Self-StrAE at SemEval-2024 Task 1: Making Self-Structuring AutoEncoders Learn More With Less
Mattia Opper, N. Siddharth
TL;DR
This paper addresses data- and parameter-efficient learning of semantic embeddings by improving Self-StrAE, a self-structuring autoencoder that builds hierarchical representations. It demonstrates two concrete enhancements: incorporating discrete leaf reconstruction via cross-entropy and dramatically increasing the number of independent channels (with smaller channel size) to reduce non-embedding parameters, achieving strong performance with as little as 10M pretraining tokens. The CECO objective (combining cross-entropy leaf reconstruction and contrastive node-level signals) consistently outperforms single-objective variants across English, Spanish, and Afrikaans, including cross-language transfer to related tasks.

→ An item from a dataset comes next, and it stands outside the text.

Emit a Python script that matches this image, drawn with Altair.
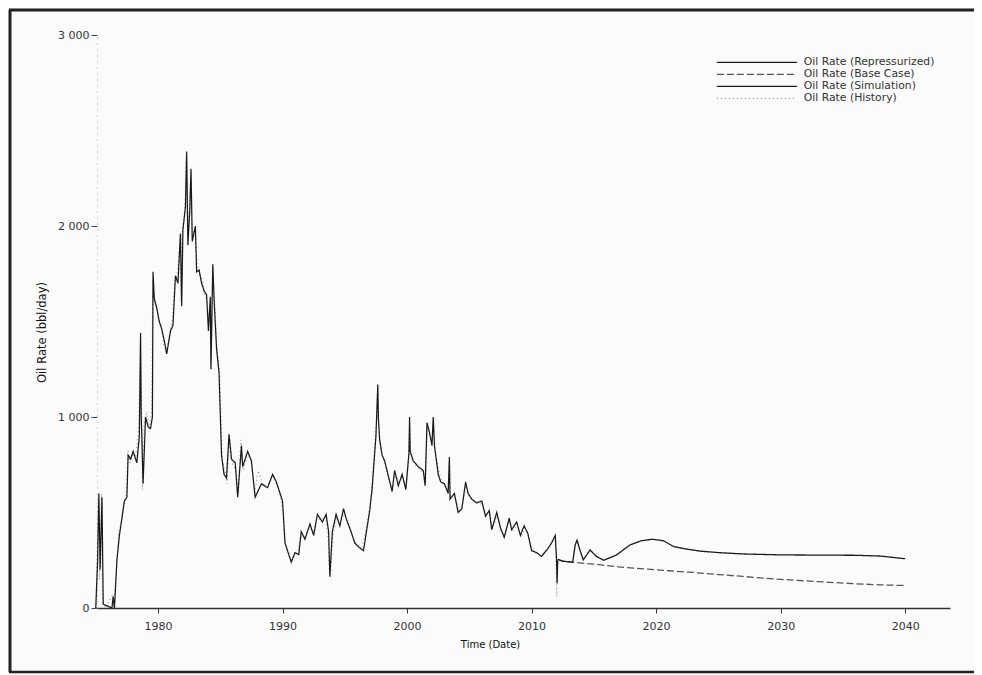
import altair as alt
import pandas as pd

# ---- data ----
series_names = ["Oil Rate (Repressurized)", "Oil Rate (Base Case)",
                "Oil Rate (Simulation)", "Oil Rate (History)"]

hist_year = [1975.05, 1975.12, 1975.2, 1975.3, 1975.45, 1975.55, 1975.8, 1976.35, 1976.45, 1976.65,
             1976.85, 1977.05, 1977.25, 1977.45, 1977.6, 1977.75, 1977.95, 1978.2, 1978.45, 1978.58,
             1978.68, 1978.75, 1978.9, 1979.1, 1979.3, 1979.5, 1979.58, 1979.72, 1979.9, 1980.05,
             1980.25, 1980.45, 1980.65, 1980.9, 1981.15, 1981.35, 1981.55, 1981.75, 1981.85, 1981.95,
             1982.15, 1982.28, 1982.38, 1982.52, 1982.62, 1982.72, 1982.95, 1983.15, 1983.35, 1983.55,
             1983.75, 1983.95, 1984.1, 1984.18, 1984.28, 1984.38, 1984.55, 1984.75, 1984.95, 1985.05,
             1985.15, 1985.35, 1985.55, 1985.75, 1985.95, 1986.25, 1986.45, 1986.65, 1986.85, 1987.15,
             1987.45, 1987.75, 1988.05, 1988.45, 1988.85, 1989.25, 1989.55, 1989.85, 1990.05, 1990.15,
             1990.35, 1990.65, 1990.95, 1991.25, 1991.45, 1991.75, 1992.15, 1992.45, 1992.75, 1993.15,
             1993.45, 1993.68, 1993.75, 1993.85, 1994.05, 1994.35, 1994.65, 1994.95, 1995.15, 1995.45,
             1995.75, 1996.05, 1996.4, 1996.9, 1997.15, 1997.35, 1997.55, 1997.62, 1997.72, 1997.85,
             1998.05, 1998.25, 1998.55, 1998.85, 1999.05, 1999.35, 1999.65, 1999.95, 2000.12, 2000.22,
             2000.3, 2000.55, 2000.95, 2001.35, 2001.5, 2001.62, 2001.82, 2002.02, 2002.12, 2002.25,
             2002.55, 2002.75, 2003.05, 2003.3, 2003.38, 2003.5, 2003.85, 2004.15, 2004.45, 2004.72,
             2004.95, 2005.25, 2005.65, 2006.05, 2006.35, 2006.65, 2006.85, 2007.25, 2007.55, 2007.85,
             2008.25, 2008.45, 2008.85, 2009.15, 2009.45, 2009.75, 2010.05, 2010.45, 2010.85, 2011.35,
             2011.65, 2011.85, 2011.95, 2012.02, 2012.08]
hist_rate = [0, 300, 560, 150, 600, 30, 0, 70, 0, 200,
             400, 450, 540, 600, 830, 760, 800, 780, 950, 1380,
             1050, 620, 980, 1030, 920, 1050, 1720, 1600, 1580, 1510,
             1480, 1380, 1340, 1420, 1500, 1710, 1760, 1900, 1600, 2000,
             2050, 2350, 1950, 2100, 2250, 1950, 1980, 1800, 1740, 1720,
             1640, 1600, 1480, 1600, 1280, 1780, 1600, 1340, 1250, 1000,
             780, 720, 650, 890, 760, 720, 600, 880, 720, 800,
             790, 600, 720, 640, 650, 690, 640, 580, 480, 360,
             320, 250, 270, 300, 380, 370, 420, 400, 470, 460,
             480, 350, 200, 160, 380, 470, 440, 500, 460, 410,
             350, 330, 320, 480, 600, 820, 980, 1120, 950, 830,
             790, 750, 660, 630, 700, 660, 690, 640, 780, 960,
             800, 760, 730, 700, 650, 940, 900, 880, 980, 820,
             720, 670, 640, 620, 760, 590, 580, 520, 540, 640,
             590, 560, 560, 540, 490, 490, 420, 480, 400, 380,
             460, 400, 440, 370, 420, 380, 310, 280, 280, 320,
             350, 370, 280, 60, 200]

sim_year = [1975.0, 1975.15, 1975.25, 1975.35, 1975.5, 1975.6, 1976.3, 1976.4, 1976.5, 1976.7,
            1976.9, 1977.1, 1977.3, 1977.5, 1977.6, 1977.8, 1978.0, 1978.3, 1978.5, 1978.6,
            1978.65, 1978.7, 1978.8, 1979.0, 1979.2, 1979.4, 1979.55, 1979.6, 1979.7, 1979.9,
            1980.1, 1980.3, 1980.5, 1980.7, 1981.0, 1981.2, 1981.4, 1981.6, 1981.8, 1981.9,
            1982.0, 1982.2, 1982.3, 1982.4, 1982.55, 1982.65, 1982.75, 1983.0, 1983.1, 1983.3,
            1983.5, 1983.7, 1983.9, 1984.05, 1984.2, 1984.25, 1984.4, 1984.5, 1984.7, 1984.9,
            1985.1, 1985.3, 1985.5, 1985.7, 1985.9, 1986.2, 1986.4, 1986.7, 1986.8, 1987.2,
            1987.5, 1987.8, 1988.3, 1988.8, 1989.2, 1989.5, 1989.8, 1990.0, 1990.2, 1990.4,
            1990.7, 1991.0, 1991.3, 1991.5, 1991.8, 1992.2, 1992.5, 1992.8, 1993.2, 1993.5,
            1993.7, 1993.8, 1994.0, 1994.3, 1994.6, 1994.9, 1995.1, 1995.5, 1995.8, 1996.1,
            1996.5, 1997.0, 1997.2, 1997.5, 1997.65, 1997.7, 1997.8, 1998.0, 1998.2, 1998.5,
            1998.8, 1999.0, 1999.3, 1999.6, 1999.9, 2000.15, 2000.2, 2000.25, 2000.5, 2000.9,
            2001.3, 2001.45, 2001.6, 2001.8, 2002.0, 2002.1, 2002.2, 2002.5, 2002.7, 2003.0,
            2003.3, 2003.4, 2003.45, 2003.8, 2004.1, 2004.4, 2004.7, 2004.9, 2005.2, 2005.6,
            2006.0, 2006.3, 2006.6, 2006.8, 2007.2, 2007.5, 2007.8, 2008.2, 2008.4, 2008.8,
            2009.1, 2009.4, 2009.7, 2010.0, 2010.4, 2010.8, 2011.3, 2011.6, 2011.9, 2012.0,
            2012.05, 2012.1]
sim_rate = [0, 250, 600, 200, 580, 20, 0, 60, 0, 250,
            380, 470, 560, 580, 800, 780, 820, 760, 900, 1440,
            1000, 900, 650, 1000, 950, 940, 1000, 1760, 1620, 1570,
            1500, 1460, 1400, 1330, 1450, 1480, 1740, 1700, 1960, 1580,
            1980, 2100, 2390, 1900, 2080, 2300, 1920, 2000, 1760, 1770,
            1700, 1660, 1640, 1450, 1630, 1250, 1800, 1620, 1360, 1230,
            800, 700, 680, 910, 780, 760, 580, 850, 740, 820,
            770, 580, 650, 630, 700, 660, 600, 560, 340, 300,
            240, 290, 280, 400, 360, 440, 380, 490, 450, 490,
            400, 165, 400, 490, 430, 520, 470, 400, 340, 320,
            300, 510, 630, 900, 1170, 990, 880, 800, 770, 690,
            610, 720, 640, 700, 620, 810, 1000, 820, 770, 740,
            720, 640, 970, 920, 850, 1000, 850, 700, 660, 650,
            600, 790, 570, 600, 500, 520, 660, 600, 570, 550,
            560, 480, 510, 410, 500, 420, 370, 470, 410, 450,
            380, 430, 390, 300, 290, 270, 310, 340, 380, 260,
            130, 250]

base_year = [2012.1, 2012.5, 2013.5, 2015.0, 2017.0, 2019.0, 2021.0, 2023.0, 2025.0, 2027.0,
             2030.0, 2033.0, 2036.0, 2038.0, 2040.0]
base_rate = [255, 245, 238, 230, 215, 205, 195, 186, 175, 165,
             150, 138, 127, 121, 118]

rep_year = [2012.1, 2012.5, 2013.3, 2013.5, 2013.65, 2013.9, 2014.15, 2014.7, 2015.2, 2015.8,
            2016.8, 2017.9, 2018.8, 2019.7, 2020.6, 2021.4, 2022.3, 2023.5, 2025.0, 2027.0,
            2030.0, 2033.0, 2036.0, 2038.0, 2040.0]
rep_rate = [255, 245, 240, 330, 355, 300, 252, 304, 270, 250,
            277, 330, 352, 360, 352, 322, 310, 298, 290, 283,
            278, 277, 276, 272, 258]

x_ticks = [1980, 1990, 2000, 2010, 2020, 2030, 2040]
y_ticks = [0, 1000, 2000, 3000]

rows = []
for yr, v in zip(hist_year, hist_rate):
    rows.append({"year": yr, "rate": v, "series": series_names[3], "k": 0})
for yr, v in zip(sim_year, sim_rate):
    rows.append({"year": yr, "rate": v, "series": series_names[2], "k": 1})
for yr, v in zip(base_year, base_rate):
    rows.append({"year": yr, "rate": v, "series": series_names[1], "k": 2})
for yr, v in zip(rep_year, rep_rate):
    rows.append({"year": yr, "rate": v, "series": series_names[0], "k": 3})
df = pd.DataFrame(rows)

FONT = "DejaVu Sans"
TXT = "#333333"

lines = alt.Chart(df).mark_line(interpolate="linear").encode(
    x=alt.X("year:Q",
            scale=alt.Scale(domain=[1975.1, 2043.6], nice=False, zero=False),
            axis=alt.Axis(values=x_ticks, format="d", title="Time (Date)", grid=False,
                          domainColor="#333333", domainWidth=1.6, tickColor="#333333",
                          tickSize=5, labelPadding=7, labelFontSize=11, labelColor=TXT,
                          labelFont=FONT, titleFont=FONT, titleFontSize=10,
                          titleFontWeight="normal", titleColor="#111111", titlePadding=8,
                          titleX=393)),
    y=alt.Y("rate:Q",
            scale=alt.Scale(domain=[0, 3000], nice=False),
            axis=alt.Axis(values=y_ticks, title="Oil Rate (bbl/day)", grid=False,
                          labelExpr="replace(format(datum.value, ','), ',', ' ')",
                          domainColor="#aaaaaa", domainDash=[1, 5], domainWidth=1.2,
                          tickColor="#444444", tickSize=6, labelPadding=2,
                          labelFontSize=11, labelColor=TXT, labelFont=FONT,
                          titleFont=FONT, titleFontSize=11.5, titleFontWeight="normal",
                          titleColor="#111111", titlePadding=10, titleY=297)),
    color=alt.Color("series:N",
                    scale=alt.Scale(domain=series_names,
                                    range=["#1a1a1a", "#555555", "#1a1a1a", "#9a9a9a"]),
                    legend=alt.Legend(title=None, orient="none", legendX=692, legendY=22,
                                      symbolType="M-31,0H1", symbolSize=25,
                                      labelFont=FONT, labelFontSize=10.8, labelColor=TXT,
                                      labelOffset=4, rowPadding=0, symbolOffset=0)),
    strokeDash=alt.StrokeDash("series:N",
                              scale=alt.Scale(domain=series_names,
                                              range=[[1, 0], [7, 3], [1, 0], [1, 3]]),
                              legend=alt.Legend(title=None)),
    strokeWidth=alt.StrokeWidth("series:N",
                                scale=alt.Scale(domain=series_names,
                                                range=[1.3, 1.2, 1.6, 1.5]),
                                legend=alt.Legend(title=None)),
    order=alt.Order("year:Q"),
    detail="k:N",
)

# scanned page frame (left, top, bottom edges)
frame_left = alt.Chart(pd.DataFrame({"a": [0]})).mark_rule(color="#222222", strokeWidth=3).encode(
    x=alt.value(-87), y=alt.value(-25), y2=alt.value(637))
frame_top = alt.Chart(pd.DataFrame({"a": [0]})).mark_rule(color="#222222", strokeWidth=3).encode(
    x=alt.value(-88), x2=alt.value(880), y=alt.value(-25))
frame_bottom = alt.Chart(pd.DataFrame({"a": [0]})).mark_rule(color="#222222", strokeWidth=2.5).encode(
    x=alt.value(-88), x2=alt.value(880), y=alt.value(637))

chart = alt.layer(lines, frame_left, frame_top, frame_bottom).properties(
    width=853, height=573,
    autosize=alt.AutoSizeParams(type="none"),
    padding={"left": 89, "top": 27, "right": 24, "bottom": 66},
    background="#fbfbfb",
).configure_view(stroke=None)

chart.save("out.html", embed_options={"renderer": "svg", "actions": False})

Overall, the work highlights the potential of explicit hierarchical inductive bias for resource-efficient NLP, with practical implications for low-resource languages and scalable semantic representations.
Abstract
This paper presents two simple improvements to the Self-Structuring AutoEncoder (Self-StrAE). Firstly, we show that including reconstruction to the vocabulary as an auxiliary objective improves representation quality. Secondly, we demonstrate that increasing the number of independent channels leads to significant improvements in embedding quality, while simultaneously reducing the number of parameters. Surprisingly, we demonstrate that this trend can be followed to the extreme, even to point of reducing the total number of non-embedding parameters to seven. Our system can be pre-trained from scratch with as little as 10M tokens of input data, and proves effective across English, Spanish and Afrikaans.